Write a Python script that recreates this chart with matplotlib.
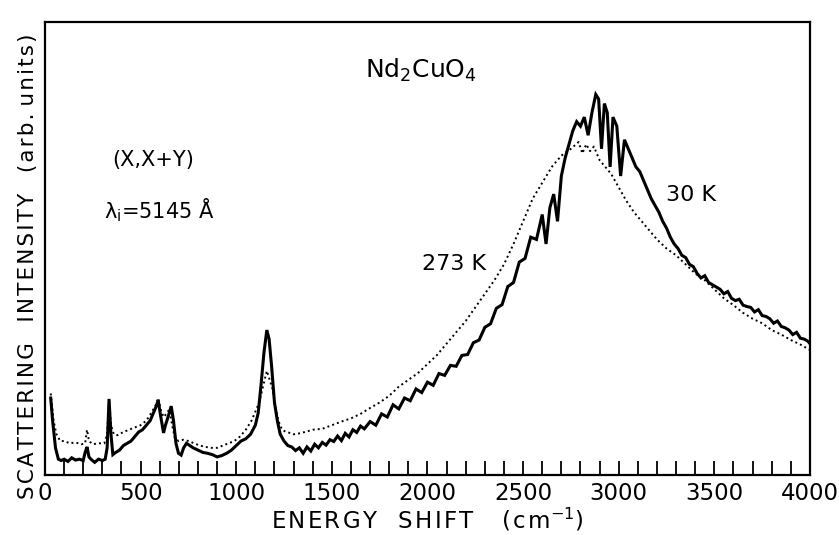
import matplotlib
matplotlib.use("Agg")
import matplotlib.pyplot as plt
from matplotlib.ticker import MultipleLocator

plt.rcParams['font.family'] = ['DejaVu Sans']

# 30 K spectrum (solid)
shift_30k = [30, 40, 55, 70, 85, 100, 120, 140, 160, 180, 200, 210, 220, 230, 240,
             260, 280, 300, 315, 325, 335, 345, 355, 370, 390, 410, 430, 450, 470,
             490, 510, 530, 550, 565, 580, 592, 605, 620, 630, 645, 660, 672, 685,
             698, 712, 725, 740, 758, 775, 800, 825, 850, 875, 900, 925, 950, 975,
             1000, 1025, 1050, 1075, 1100, 1115, 1130, 1145, 1160, 1172, 1185, 1200,
             1215, 1230, 1250, 1270, 1290,
             1310, 1330, 1350, 1370, 1390, 1410, 1430,
             1450, 1470, 1490, 1510, 1530, 1550, 1570, 1590, 1610, 1630, 1650, 1670,
             1700, 1730, 1760, 1790, 1820, 1850, 1880, 1910, 1940, 1970, 2000, 2030,
             2060, 2090, 2120, 2150, 2180, 2210, 2240, 2270, 2300, 2330, 2360, 2390,
             2420, 2450, 2480, 2510, 2540, 2570, 2600,
             2620, 2640, 2660, 2680, 2700,
             2720, 2740, 2760, 2780, 2800, 2820, 2840, 2860, 2880, 2895, 2910, 2925,
             2940, 2955, 2970, 2990, 3010, 3030, 3050, 3070, 3090, 3110, 3130, 3150,
             3170, 3190, 3210, 3230, 3250, 3270, 3290, 3310, 3330, 3350, 3370, 3390,
             3410, 3430, 3450, 3470, 3490, 3510, 3530, 3550, 3570, 3590, 3610, 3630,
             3650, 3670, 3690, 3710, 3730, 3750, 3770, 3790, 3810, 3830, 3850, 3870,
             3890, 3910, 3930, 3950, 3970, 3990, 4000]
int_30k = [17, 12, 6, 3.5, 3.2, 3.5, 3.0, 3.8, 3.3, 3.5, 3.2, 5, 6.2, 4, 3.5,
           2.8, 3.5, 3.2, 3.5, 6, 16.8, 9, 4.5, 5, 5.5, 6.5, 7, 7.5, 8.5,
           9.5, 10, 11, 12, 13.5, 15, 16.5, 13, 9.3, 11, 13, 15.2, 12, 7,
           4.8, 4.4, 6, 7, 6.5, 6, 5.5, 5, 4.8, 4.5, 4, 4.3, 4.8, 5.5,
           6.5, 7.5, 8, 9, 11, 13.7, 20, 27, 32, 30, 24, 16,
           12, 9, 7.5, 6.5, 6.2,
           5.4, 6.0, 4.8, 6.2, 5.3, 6.8, 6.0,
           7.2, 6.6, 7.8, 7.4, 8.6, 7.6, 9.2, 8.4, 10.0, 9.4, 10.8, 10.2,
           11.8, 11.0, 13.5, 12.8, 15.5, 14.6, 17.0, 16.4, 19.0, 18.2, 20.5, 19.8,
           22.4, 22.0, 24.2, 24.0, 26.4, 26.6, 29.2, 29.8, 32.6, 33.4, 36.8, 37.6,
           41.6, 42.5, 47.0, 47.8, 52.5, 52.0, 57.5,
           51, 59, 62, 56, 66,
           70, 73, 76, 78, 77, 79, 75, 80, 84, 83, 72, 82,
           80, 68, 79, 77, 66, 74, 72, 70, 68, 67, 65, 63,
           61, 59.5, 58, 56, 54.5, 52.5, 51, 50, 48.5, 48, 46.5, 46,
           44.5, 43.5, 44, 42.5, 42, 41.5, 41, 40, 40.5, 39, 38.5, 38.8,
           37.5, 37.2, 37, 36, 36.5, 35.2, 35, 34.5, 33.5, 34, 32.8, 32.5,
           32, 31, 31.5, 30.2, 30, 29.5, 29]

# 273 K spectrum (dotted)
shift_273k = [30, 45, 60, 80, 100, 130, 160, 190, 210, 220, 230, 250, 280, 310, 325,
              335, 345, 360, 380, 410, 440, 470, 500, 530, 560, 580, 592, 605, 620,
              635, 650, 665, 680, 700, 725, 750, 780, 810, 840, 870, 900, 930, 960,
              990, 1020, 1050, 1080, 1100, 1120, 1140, 1160, 1175, 1190, 1205, 1220,
              1240, 1260, 1280, 1300, 1330, 1360, 1400, 1450, 1500, 1550, 1600, 1650,
              1700, 1750, 1800, 1850, 1900, 1950, 2000, 2050, 2100, 2150, 2200, 2250,
              2300, 2350, 2400, 2450, 2500, 2550, 2600, 2650, 2700, 2750, 2790, 2810,
              2830, 2850, 2870, 2900, 2930, 2960, 3000, 3040, 3080, 3120, 3160, 3200,
              3250, 3300, 3350, 3400, 3450, 3500, 3550, 3600, 3650, 3700, 3750, 3800,
              3850, 3900, 3950, 4000]
int_273k = [18, 12, 9, 7.5, 7.5, 7, 7.2, 6.8, 7, 10, 7.5, 6.8, 7, 7, 9,
            16.5, 11, 9, 8.8, 9.5, 10, 10.5, 11, 12, 14, 15.5, 17, 14.5, 12.8,
            13.5, 14.5, 11, 8, 7.5, 7.8, 7.5, 7, 6.5, 6.2, 6, 6, 6.5, 7,
            7.5, 8.5, 10, 12, 14, 16, 19.5, 23, 21, 19, 15, 12,
            10, 9.5, 9.3, 9, 9.2, 9.5, 10, 10.2, 11, 11.8, 12.5, 13.5,
            14.8, 16, 17.5, 19.5, 21, 22.5, 24.5, 26.5, 29, 31.5, 34, 37,
            40, 43, 46.5, 51, 56, 61, 64.5, 68, 70.5, 72, 73.5, 71,
            73, 71.5, 72.5, 69.5, 68, 66.5, 63.5, 60.5, 58, 56, 54, 52,
            50, 48.5, 46.5, 44.5, 43, 41, 39, 37.5, 35.8, 34.5, 33.5, 32,
            31, 29.8, 28.8, 27.6]


def spaced(s):
    # the scanned lettering is widely tracked
    return '\u200a'.join(s)


fig = plt.figure(figsize=(8.39, 5.35), dpi=100)
ax = fig.add_axes([0.0536, 0.1121, 0.9118, 0.8468])

ax.plot(shift_30k, int_30k, color='black', lw=2.2, solid_joinstyle='miter')
ax.plot(shift_273k, int_273k, color='black', lw=1.4, linestyle=(0, (1, 1.6)))

ax.set_xlim(0, 4000)
ax.set_ylim(0, 100)
ax.xaxis.set_major_locator(MultipleLocator(500))
ax.xaxis.set_minor_locator(MultipleLocator(100))
ax.tick_params(axis='x', which='both', direction='in', length=10, width=1.3,
               labelsize=16.5, pad=5)
ax.set_yticks([])
for s in ax.spines.values():
    s.set_linewidth(1.6)

xlab = spaced('ENERGY') + '   ' + spaced('SHIFT') + '    ' + spaced('(cm') + '$^{-1}$' + ')'
ylab = spaced('SCATTERING') + '   ' + spaced('INTENSITY') + '   ' + spaced('(arb.') + ' ' + spaced('units)')
ax.set_xlabel(xlab, fontsize=16.5, labelpad=1)
ax.set_ylabel(ylab, fontsize=15.5, labelpad=5, y=0.46)

ax.text(0.492, 0.894, 'Nd$_2$CuO$_4$', transform=ax.transAxes, fontsize=18,
        ha='center', va='center')
ax.text(0.142, 0.695, '(X,X+Y)', transform=ax.transAxes, fontsize=15,
        ha='center', va='center')
ax.text(0.149, 0.585, 'λ$_\\mathregular{i}$=5145 Å', transform=ax.transAxes, fontsize=15,
        ha='center', va='center')
ax.text(0.535, 0.466, '273 K', transform=ax.transAxes, fontsize=16,
        ha='center', va='center')
ax.text(0.844, 0.618, '30 K', transform=ax.transAxes, fontsize=16,
        ha='center', va='center')

fig.savefig('out.png', dpi=100)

◇ ◇ ◇ ◇ ◇ ◇ ◇

→ **TASK GOAL**
Repeat, with no pictures, each line from the beginning of the data through the line containing "plt.rcParams['font.family'] = ['DejaVu Sans']", inclusive.

→ **ANSWER TO THE PROBLEM**
Write a Python script that recreates this chart with matplotlib.
import matplotlib
matplotlib.use("Agg")
import matplotlib.pyplot as plt
from matplotlib.ticker import MultipleLocator

plt.rcParams['font.family'] = ['DejaVu Sans']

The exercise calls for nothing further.